Steve was cautiously optimistic about the prospects for SVP. He thinks the key to getting to acceptance ubiquity (necessary if it is ever going to be considered a success) will be ensuring that the consumer experience is positive. I asked him whether he though eCommerce shopping or bill payment would be the leading application. He said not everyone agreed with him, but that he thought that eCommerce would be more important – that “bill payment doesn’t change behavior”.
Perhaps the most thought-provoking comment he made was that it might be possible, in the future, to migrate the SVP model to the point of sale – so that a consumer, perhaps using a card or a phone for authentication, would “push” a payment to a merchant at point of purchase. This, in his opinion, might move the program out of a “niche” profile and into the mainstream.

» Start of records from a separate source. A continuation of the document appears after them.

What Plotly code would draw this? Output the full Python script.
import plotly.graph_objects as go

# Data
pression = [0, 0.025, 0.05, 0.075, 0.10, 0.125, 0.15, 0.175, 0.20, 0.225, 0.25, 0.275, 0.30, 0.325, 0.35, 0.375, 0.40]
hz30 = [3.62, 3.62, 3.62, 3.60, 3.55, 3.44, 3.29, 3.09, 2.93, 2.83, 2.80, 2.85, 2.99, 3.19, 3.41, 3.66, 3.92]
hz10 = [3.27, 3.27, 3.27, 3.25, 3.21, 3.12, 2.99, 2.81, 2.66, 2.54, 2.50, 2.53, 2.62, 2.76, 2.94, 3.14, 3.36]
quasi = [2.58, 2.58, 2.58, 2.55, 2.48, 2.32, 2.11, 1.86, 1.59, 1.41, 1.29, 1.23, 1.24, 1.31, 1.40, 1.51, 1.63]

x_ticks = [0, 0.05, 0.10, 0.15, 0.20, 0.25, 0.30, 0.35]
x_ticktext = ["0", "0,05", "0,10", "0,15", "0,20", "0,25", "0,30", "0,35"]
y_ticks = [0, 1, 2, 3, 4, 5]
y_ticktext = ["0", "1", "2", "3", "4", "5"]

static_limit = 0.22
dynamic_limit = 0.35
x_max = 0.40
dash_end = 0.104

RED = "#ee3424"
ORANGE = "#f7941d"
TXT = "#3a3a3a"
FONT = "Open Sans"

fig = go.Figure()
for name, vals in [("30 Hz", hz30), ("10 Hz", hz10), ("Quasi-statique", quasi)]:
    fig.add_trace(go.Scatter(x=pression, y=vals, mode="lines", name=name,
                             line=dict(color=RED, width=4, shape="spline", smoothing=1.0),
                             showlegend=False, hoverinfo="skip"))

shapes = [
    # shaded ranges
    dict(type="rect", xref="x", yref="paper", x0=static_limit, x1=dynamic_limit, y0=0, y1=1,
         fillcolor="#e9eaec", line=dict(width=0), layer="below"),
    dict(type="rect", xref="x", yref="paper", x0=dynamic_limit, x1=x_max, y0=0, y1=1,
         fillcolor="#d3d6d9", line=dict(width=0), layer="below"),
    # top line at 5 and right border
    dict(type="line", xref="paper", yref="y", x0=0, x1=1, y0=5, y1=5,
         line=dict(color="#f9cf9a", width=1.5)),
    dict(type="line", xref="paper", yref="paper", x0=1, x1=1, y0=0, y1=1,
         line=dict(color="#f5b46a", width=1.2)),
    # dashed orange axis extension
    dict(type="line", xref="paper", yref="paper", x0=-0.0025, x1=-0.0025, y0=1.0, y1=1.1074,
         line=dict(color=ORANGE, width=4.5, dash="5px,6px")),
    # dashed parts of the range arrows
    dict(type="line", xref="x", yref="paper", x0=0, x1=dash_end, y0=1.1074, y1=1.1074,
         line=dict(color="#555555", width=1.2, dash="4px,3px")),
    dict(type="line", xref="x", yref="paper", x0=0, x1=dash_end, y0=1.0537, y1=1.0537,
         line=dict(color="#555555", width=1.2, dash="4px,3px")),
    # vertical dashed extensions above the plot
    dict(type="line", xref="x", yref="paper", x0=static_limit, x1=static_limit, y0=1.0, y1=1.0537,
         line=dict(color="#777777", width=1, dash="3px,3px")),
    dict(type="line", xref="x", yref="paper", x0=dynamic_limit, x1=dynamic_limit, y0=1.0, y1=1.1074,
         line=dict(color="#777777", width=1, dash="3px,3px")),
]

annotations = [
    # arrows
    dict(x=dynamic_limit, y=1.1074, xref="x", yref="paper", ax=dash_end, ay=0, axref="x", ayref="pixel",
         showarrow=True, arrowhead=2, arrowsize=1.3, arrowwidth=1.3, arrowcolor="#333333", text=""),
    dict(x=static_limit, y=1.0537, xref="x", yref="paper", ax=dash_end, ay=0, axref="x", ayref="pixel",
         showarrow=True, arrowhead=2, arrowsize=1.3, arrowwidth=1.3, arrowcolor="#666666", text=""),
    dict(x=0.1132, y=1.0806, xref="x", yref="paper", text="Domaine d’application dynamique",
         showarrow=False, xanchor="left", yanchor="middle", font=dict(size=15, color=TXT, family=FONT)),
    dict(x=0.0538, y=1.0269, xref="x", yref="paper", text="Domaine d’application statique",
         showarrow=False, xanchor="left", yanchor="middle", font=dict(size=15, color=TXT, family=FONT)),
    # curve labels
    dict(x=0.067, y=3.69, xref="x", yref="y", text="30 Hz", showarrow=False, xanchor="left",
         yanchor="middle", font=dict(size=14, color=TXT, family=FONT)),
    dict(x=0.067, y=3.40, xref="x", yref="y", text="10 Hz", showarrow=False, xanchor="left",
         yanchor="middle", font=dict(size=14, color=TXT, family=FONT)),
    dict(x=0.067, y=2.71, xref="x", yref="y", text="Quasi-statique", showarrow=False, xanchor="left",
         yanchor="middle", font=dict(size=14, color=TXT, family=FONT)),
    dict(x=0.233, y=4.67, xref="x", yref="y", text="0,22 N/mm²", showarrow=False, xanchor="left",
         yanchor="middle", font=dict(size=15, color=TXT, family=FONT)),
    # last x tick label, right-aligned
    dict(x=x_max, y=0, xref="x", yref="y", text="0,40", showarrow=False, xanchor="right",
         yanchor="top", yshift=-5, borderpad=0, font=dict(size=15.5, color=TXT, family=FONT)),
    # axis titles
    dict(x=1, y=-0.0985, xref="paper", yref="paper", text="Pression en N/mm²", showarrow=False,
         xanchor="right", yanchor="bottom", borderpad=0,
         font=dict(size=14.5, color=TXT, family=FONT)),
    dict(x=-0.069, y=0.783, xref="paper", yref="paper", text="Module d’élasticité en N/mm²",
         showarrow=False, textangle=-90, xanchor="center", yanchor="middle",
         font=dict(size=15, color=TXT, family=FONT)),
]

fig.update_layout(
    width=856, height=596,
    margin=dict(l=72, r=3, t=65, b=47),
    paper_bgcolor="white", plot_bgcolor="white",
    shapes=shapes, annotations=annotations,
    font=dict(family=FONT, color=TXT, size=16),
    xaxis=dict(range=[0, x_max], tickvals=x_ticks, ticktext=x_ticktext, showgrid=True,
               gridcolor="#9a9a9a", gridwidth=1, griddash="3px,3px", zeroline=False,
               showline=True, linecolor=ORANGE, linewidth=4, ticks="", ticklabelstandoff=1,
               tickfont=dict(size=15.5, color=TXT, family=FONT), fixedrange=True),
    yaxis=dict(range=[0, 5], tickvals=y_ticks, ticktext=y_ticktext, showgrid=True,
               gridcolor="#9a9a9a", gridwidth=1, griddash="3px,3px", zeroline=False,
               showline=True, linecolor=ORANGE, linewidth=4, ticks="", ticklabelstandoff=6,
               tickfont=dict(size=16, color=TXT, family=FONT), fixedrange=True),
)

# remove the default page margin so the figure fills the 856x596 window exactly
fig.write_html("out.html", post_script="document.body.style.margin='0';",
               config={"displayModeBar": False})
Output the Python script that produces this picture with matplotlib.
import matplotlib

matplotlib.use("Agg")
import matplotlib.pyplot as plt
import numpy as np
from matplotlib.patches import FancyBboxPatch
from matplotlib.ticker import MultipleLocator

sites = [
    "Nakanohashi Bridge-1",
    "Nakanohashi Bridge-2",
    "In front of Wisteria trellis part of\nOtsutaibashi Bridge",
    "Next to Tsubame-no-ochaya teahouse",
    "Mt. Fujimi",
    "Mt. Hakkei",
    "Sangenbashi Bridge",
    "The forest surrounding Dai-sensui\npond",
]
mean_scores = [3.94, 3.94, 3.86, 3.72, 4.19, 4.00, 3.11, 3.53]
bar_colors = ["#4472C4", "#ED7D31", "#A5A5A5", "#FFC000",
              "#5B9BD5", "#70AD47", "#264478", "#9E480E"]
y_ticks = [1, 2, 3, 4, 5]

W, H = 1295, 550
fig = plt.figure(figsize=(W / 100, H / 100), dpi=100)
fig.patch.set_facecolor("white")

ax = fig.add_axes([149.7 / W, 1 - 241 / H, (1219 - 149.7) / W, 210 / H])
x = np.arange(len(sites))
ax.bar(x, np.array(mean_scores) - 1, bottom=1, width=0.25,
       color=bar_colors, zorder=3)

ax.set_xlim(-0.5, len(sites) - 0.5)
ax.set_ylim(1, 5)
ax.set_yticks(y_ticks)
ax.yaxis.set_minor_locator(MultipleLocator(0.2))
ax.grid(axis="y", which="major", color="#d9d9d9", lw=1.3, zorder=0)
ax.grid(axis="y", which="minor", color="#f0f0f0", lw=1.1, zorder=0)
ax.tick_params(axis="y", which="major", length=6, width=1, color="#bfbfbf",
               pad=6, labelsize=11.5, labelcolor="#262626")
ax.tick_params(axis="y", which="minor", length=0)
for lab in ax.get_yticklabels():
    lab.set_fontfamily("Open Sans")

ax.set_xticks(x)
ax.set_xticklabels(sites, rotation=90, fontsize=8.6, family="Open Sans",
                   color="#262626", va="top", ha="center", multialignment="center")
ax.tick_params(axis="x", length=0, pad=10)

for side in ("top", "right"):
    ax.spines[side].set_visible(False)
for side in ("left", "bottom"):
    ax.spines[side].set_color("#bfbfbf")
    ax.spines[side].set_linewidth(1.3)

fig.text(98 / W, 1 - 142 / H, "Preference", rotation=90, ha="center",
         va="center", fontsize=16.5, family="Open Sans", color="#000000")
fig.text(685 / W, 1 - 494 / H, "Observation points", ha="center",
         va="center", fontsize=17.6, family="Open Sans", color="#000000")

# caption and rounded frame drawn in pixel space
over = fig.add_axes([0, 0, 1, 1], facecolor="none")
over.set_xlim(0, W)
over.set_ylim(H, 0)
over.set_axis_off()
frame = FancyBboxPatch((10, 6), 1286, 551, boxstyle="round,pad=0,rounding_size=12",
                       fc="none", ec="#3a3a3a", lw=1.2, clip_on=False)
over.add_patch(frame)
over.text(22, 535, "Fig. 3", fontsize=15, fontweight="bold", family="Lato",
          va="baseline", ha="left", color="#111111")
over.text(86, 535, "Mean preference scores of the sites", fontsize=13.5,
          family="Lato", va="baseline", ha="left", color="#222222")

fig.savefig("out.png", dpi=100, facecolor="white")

We discussed some of the infrastructure going into place to support SVP. Recent announcements by major processors (most recently, Fidelity National, joining Jack Henry and Metavante, among others) that they will enable bank clients to offer SVP sounds encouraging. Ellis agreed that it was a good thing, although he cautioned that banks would still have work to do in-house to support the program. I asked about the long-term role of eWise, as a provider of the switching services for SVP. Ellis commented that in principle, most bank owned payment systems end up supporting multiple alternatives for switching, rather than having a single choice, but that it was too early to tell what SVP would look like in the future.
Ellis has had a highly visible role during a dramatic period in the evolution of the ACH. We often observe that banks, although in control of the ACH system, haven’t always been prescient about the long term effects of new ACH programs and rules. NACHA has been lucky to have a chairman with a perspective on payments as broad as Ellis’s. The incoming CEO, Janet Estep, will (again, in our opinion) need to ensure that her board continues to be represented by bankers with cross-payment system perspective.